### EXERCISE PROMPT
Skip every picture and transcribe the remaining material exactly.

━━━━━ RECORDED INFORMATION

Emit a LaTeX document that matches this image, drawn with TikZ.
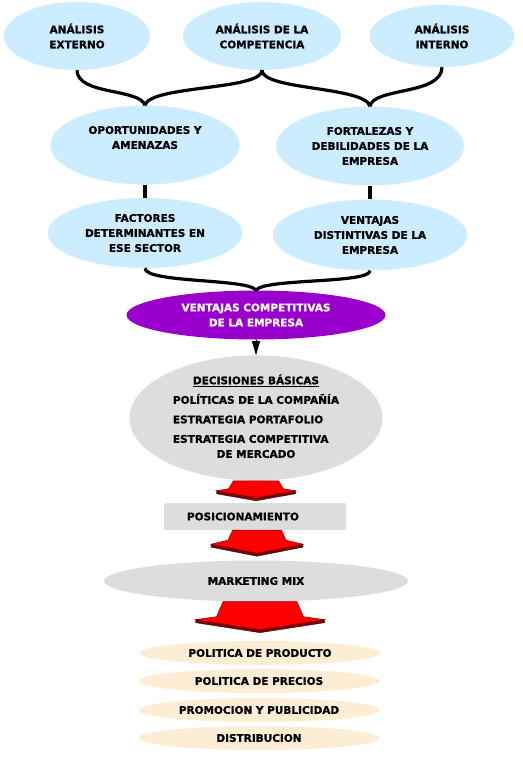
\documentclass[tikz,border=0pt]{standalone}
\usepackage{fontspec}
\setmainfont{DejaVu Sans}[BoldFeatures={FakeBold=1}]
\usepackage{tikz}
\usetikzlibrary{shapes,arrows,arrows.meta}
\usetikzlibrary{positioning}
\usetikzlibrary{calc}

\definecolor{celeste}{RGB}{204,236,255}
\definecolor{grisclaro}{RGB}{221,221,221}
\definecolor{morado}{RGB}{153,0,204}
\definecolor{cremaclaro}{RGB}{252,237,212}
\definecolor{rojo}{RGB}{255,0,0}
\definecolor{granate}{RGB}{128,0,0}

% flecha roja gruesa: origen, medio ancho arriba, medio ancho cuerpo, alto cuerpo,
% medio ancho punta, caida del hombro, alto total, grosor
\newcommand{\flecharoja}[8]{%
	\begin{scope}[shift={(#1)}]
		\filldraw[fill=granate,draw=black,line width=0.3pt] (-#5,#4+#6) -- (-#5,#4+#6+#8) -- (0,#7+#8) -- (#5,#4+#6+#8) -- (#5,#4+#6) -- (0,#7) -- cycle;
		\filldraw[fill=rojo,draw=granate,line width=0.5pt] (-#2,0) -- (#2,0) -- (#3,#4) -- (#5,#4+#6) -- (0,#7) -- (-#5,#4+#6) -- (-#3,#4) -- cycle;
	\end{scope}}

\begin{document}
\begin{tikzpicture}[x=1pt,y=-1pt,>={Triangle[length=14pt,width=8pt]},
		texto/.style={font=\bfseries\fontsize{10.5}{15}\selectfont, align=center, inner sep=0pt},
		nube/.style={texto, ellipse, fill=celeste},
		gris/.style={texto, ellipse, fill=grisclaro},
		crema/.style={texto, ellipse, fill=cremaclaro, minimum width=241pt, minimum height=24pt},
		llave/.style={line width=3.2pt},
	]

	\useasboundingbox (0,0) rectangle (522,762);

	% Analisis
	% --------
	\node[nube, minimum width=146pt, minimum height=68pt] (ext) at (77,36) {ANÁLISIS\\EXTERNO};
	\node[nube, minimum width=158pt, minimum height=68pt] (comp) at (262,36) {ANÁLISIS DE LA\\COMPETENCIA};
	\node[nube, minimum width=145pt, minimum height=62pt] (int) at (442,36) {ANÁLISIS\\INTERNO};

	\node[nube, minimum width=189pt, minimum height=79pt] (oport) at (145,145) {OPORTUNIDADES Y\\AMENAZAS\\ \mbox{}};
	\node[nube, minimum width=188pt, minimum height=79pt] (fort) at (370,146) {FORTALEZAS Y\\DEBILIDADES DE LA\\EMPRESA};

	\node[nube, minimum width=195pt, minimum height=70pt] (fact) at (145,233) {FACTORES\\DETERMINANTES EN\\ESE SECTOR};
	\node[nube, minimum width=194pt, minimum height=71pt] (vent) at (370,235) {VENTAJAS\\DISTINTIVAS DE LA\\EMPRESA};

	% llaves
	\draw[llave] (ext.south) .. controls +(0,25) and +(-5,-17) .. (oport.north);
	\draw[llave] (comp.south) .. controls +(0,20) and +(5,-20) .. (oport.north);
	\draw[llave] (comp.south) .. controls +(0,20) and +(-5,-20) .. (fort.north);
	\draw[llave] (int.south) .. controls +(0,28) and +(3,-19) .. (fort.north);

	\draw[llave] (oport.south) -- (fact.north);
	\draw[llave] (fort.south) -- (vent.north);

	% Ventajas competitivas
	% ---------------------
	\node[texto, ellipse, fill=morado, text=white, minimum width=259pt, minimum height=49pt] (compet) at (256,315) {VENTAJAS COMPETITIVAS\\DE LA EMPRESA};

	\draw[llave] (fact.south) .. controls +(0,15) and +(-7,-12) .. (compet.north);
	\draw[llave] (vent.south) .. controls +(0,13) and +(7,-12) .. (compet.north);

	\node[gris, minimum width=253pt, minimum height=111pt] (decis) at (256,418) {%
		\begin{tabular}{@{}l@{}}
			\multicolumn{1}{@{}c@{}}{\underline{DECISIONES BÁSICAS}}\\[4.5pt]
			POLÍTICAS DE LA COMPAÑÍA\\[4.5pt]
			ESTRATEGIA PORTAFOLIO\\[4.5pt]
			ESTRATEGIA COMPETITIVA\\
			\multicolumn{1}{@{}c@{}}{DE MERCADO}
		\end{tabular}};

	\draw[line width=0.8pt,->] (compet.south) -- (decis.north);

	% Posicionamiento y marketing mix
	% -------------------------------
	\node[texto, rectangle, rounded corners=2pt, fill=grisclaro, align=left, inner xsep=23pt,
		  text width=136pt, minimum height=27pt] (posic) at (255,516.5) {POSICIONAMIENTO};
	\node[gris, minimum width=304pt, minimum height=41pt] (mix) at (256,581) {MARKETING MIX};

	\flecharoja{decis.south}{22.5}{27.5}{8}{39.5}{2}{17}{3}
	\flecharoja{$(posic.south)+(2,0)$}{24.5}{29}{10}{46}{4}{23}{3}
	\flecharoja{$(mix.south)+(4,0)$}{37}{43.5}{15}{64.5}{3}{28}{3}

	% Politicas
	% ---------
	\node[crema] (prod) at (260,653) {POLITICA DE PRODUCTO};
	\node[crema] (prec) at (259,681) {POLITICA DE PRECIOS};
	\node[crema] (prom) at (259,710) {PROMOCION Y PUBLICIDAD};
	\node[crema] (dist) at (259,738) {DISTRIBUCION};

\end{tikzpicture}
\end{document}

━━━━━━━━━━

### EXERCISE RESPONSE
Emit a LaTeX document that matches this image, drawn with TikZ.
\documentclass[tikz,border=0pt]{standalone}
\usepackage{fontspec}
\setmainfont{DejaVu Sans}[BoldFeatures={FakeBold=1}]
\usepackage{tikz}
\usetikzlibrary{shapes,arrows,arrows.meta}
\usetikzlibrary{positioning}
\usetikzlibrary{calc}

\definecolor{celeste}{RGB}{204,236,255}
\definecolor{grisclaro}{RGB}{221,221,221}
\definecolor{morado}{RGB}{153,0,204}
\definecolor{cremaclaro}{RGB}{252,237,212}
\definecolor{rojo}{RGB}{255,0,0}
\definecolor{granate}{RGB}{128,0,0}

% flecha roja gruesa: origen, medio ancho arriba, medio ancho cuerpo, alto cuerpo,
% medio ancho punta, caida del hombro, alto total, grosor
\newcommand{\flecharoja}[8]{%
	\begin{scope}[shift={(#1)}]
		\filldraw[fill=granate,draw=black,line width=0.3pt] (-#5,#4+#6) -- (-#5,#4+#6+#8) -- (0,#7+#8) -- (#5,#4+#6+#8) -- (#5,#4+#6) -- (0,#7) -- cycle;
		\filldraw[fill=rojo,draw=granate,line width=0.5pt] (-#2,0) -- (#2,0) -- (#3,#4) -- (#5,#4+#6) -- (0,#7) -- (-#5,#4+#6) -- (-#3,#4) -- cycle;
	\end{scope}}

\begin{document}
\begin{tikzpicture}[x=1pt,y=-1pt,>={Triangle[length=14pt,width=8pt]},
		texto/.style={font=\bfseries\fontsize{10.5}{15}\selectfont, align=center, inner sep=0pt},
		nube/.style={texto, ellipse, fill=celeste},
		gris/.style={texto, ellipse, fill=grisclaro},
		crema/.style={texto, ellipse, fill=cremaclaro, minimum width=241pt, minimum height=24pt},
		llave/.style={line width=3.2pt},
	]

	\useasboundingbox (0,0) rectangle (522,762);

	% Analisis
	% --------
	\node[nube, minimum width=146pt, minimum height=68pt] (ext) at (77,36) {ANÁLISIS\\EXTERNO};
	\node[nube, minimum width=158pt, minimum height=68pt] (comp) at (262,36) {ANÁLISIS DE LA\\COMPETENCIA};
	\node[nube, minimum width=145pt, minimum height=62pt] (int) at (442,36) {ANÁLISIS\\INTERNO};

	\node[nube, minimum width=189pt, minimum height=79pt] (oport) at (145,145) {OPORTUNIDADES Y\\AMENAZAS\\ \mbox{}};
	\node[nube, minimum width=188pt, minimum height=79pt] (fort) at (370,146) {FORTALEZAS Y\\DEBILIDADES DE LA\\EMPRESA};

	\node[nube, minimum width=195pt, minimum height=70pt] (fact) at (145,233) {FACTORES\\DETERMINANTES EN\\ESE SECTOR};
	\node[nube, minimum width=194pt, minimum height=71pt] (vent) at (370,235) {VENTAJAS\\DISTINTIVAS DE LA\\EMPRESA};

	% llaves
	\draw[llave] (ext.south) .. controls +(0,25) and +(-5,-17) .. (oport.north);
	\draw[llave] (comp.south) .. controls +(0,20) and +(5,-20) .. (oport.north);
	\draw[llave] (comp.south) .. controls +(0,20) and +(-5,-20) .. (fort.north);
	\draw[llave] (int.south) .. controls +(0,28) and +(3,-19) .. (fort.north);

	\draw[llave] (oport.south) -- (fact.north);
	\draw[llave] (fort.south) -- (vent.north);

	% Ventajas competitivas
	% ---------------------
	\node[texto, ellipse, fill=morado, text=white, minimum width=259pt, minimum height=49pt] (compet) at (256,315) {VENTAJAS COMPETITIVAS\\DE LA EMPRESA};

	\draw[llave] (fact.south) .. controls +(0,15) and +(-7,-12) .. (compet.north);
	\draw[llave] (vent.south) .. controls +(0,13) and +(7,-12) .. (compet.north);

	\node[gris, minimum width=253pt, minimum height=111pt] (decis) at (256,418) {%
		\begin{tabular}{@{}l@{}}
			\multicolumn{1}{@{}c@{}}{\underline{DECISIONES BÁSICAS}}\\[4.5pt]
			POLÍTICAS DE LA COMPAÑÍA\\[4.5pt]
			ESTRATEGIA PORTAFOLIO\\[4.5pt]
			ESTRATEGIA COMPETITIVA\\
			\multicolumn{1}{@{}c@{}}{DE MERCADO}
		\end{tabular}};

	\draw[line width=0.8pt,->] (compet.south) -- (decis.north);

	% Posicionamiento y marketing mix
	% -------------------------------
	\node[texto, rectangle, rounded corners=2pt, fill=grisclaro, align=left, inner xsep=23pt,
		  text width=136pt, minimum height=27pt] (posic) at (255,516.5) {POSICIONAMIENTO};
	\node[gris, minimum width=304pt, minimum height=41pt] (mix) at (256,581) {MARKETING MIX};

	\flecharoja{decis.south}{22.5}{27.5}{8}{39.5}{2}{17}{3}
	\flecharoja{$(posic.south)+(2,0)$}{24.5}{29}{10}{46}{4}{23}{3}
	\flecharoja{$(mix.south)+(4,0)$}{37}{43.5}{15}{64.5}{3}{28}{3}

	% Politicas
	% ---------
	\node[crema] (prod) at (260,653) {POLITICA DE PRODUCTO};
	\node[crema] (prec) at (259,681) {POLITICA DE PRECIOS};
	\node[crema] (prom) at (259,710) {PROMOCION Y PUBLICIDAD};
	\node[crema] (dist) at (259,738) {DISTRIBUCION};

\end{tikzpicture}
\end{document}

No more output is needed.